Certo è che, ne «La tempesta» di Shakespeare, si respira un’atmosfera nuova e diversa rispetto alle opere shakespeariane precedenti: più fresca, più luminosa, ma, al tempo stesso, più pacata e consapevole di ciò che è essenziale alla vita umana.
Ed essenziale è il perdono: è questa la parola definitiva che Shakespeare rivolge al suo pubblico e agli uomini tutti, poco prima di accomiatarsi dal gran teatro del mondo (morirà pochi anni dopo, il 23 aprile 1616), dopo una vita di incessante riflessione sulla condizione umana.
Ma, per saper perdonare gli altri, è necessario prima imparare a perdonare a se stessi: di qui la necessità di assumersi la responsabilità dei propri errori, delle proprie colpe, ed espiarli, rigenerandosi; solo così sarà possibile spezzare il cerchio perverso del rancore, dell’odio e del desiderio di vendetta.
Ed è per questo che, ne «La tempesta», vi è un’atmosfera azzurra, rarefatta e dolcemente pensosa, che ricorda un poco - e sia pure in una diversa prospettiva e con alcune sostanziali differenze morali e religiose - quella del «Paradiso» dantesco.
Espiazione, perdono, rinascita: questo è l’itinerario dell’anima dalla colpa verso la pace, dal male verso il bene, dal buio verso la luce.

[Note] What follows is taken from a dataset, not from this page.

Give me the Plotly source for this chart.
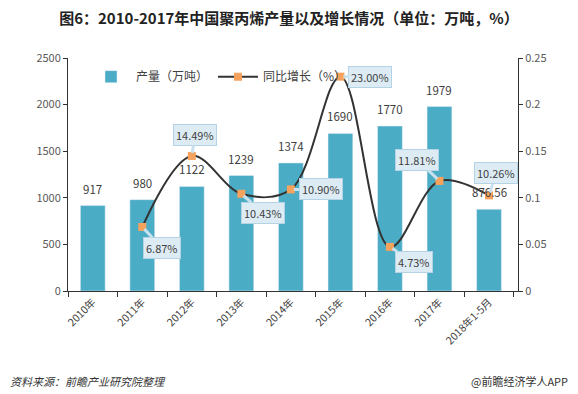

Anche perché la vita umana, con tutti i suoi drammi, le sue brame, i suoi timori, non merita di essere presa troppo sul serio, se considerata come un fine in se stessa; in questo, l’ultimo Shakespeare è rimasto fedele al Shakespeare delle opere giovanili, al platonismo un po’ malinconico del «A midsummer night’s dream”» (cfr. il nostro precedente articolo «Malinconia e platonismo nel Sogno di una notte di mezza estate di Shakespeare», apparso sul sito di Arianna Editrice in data 28/05/2007).
Come dice Prospero nell’atto quarto de «La tempesta»: «Noi siamo della sostanza di cui sono fatti i sogni, e la nostra stessa vita non è altro che un sogno».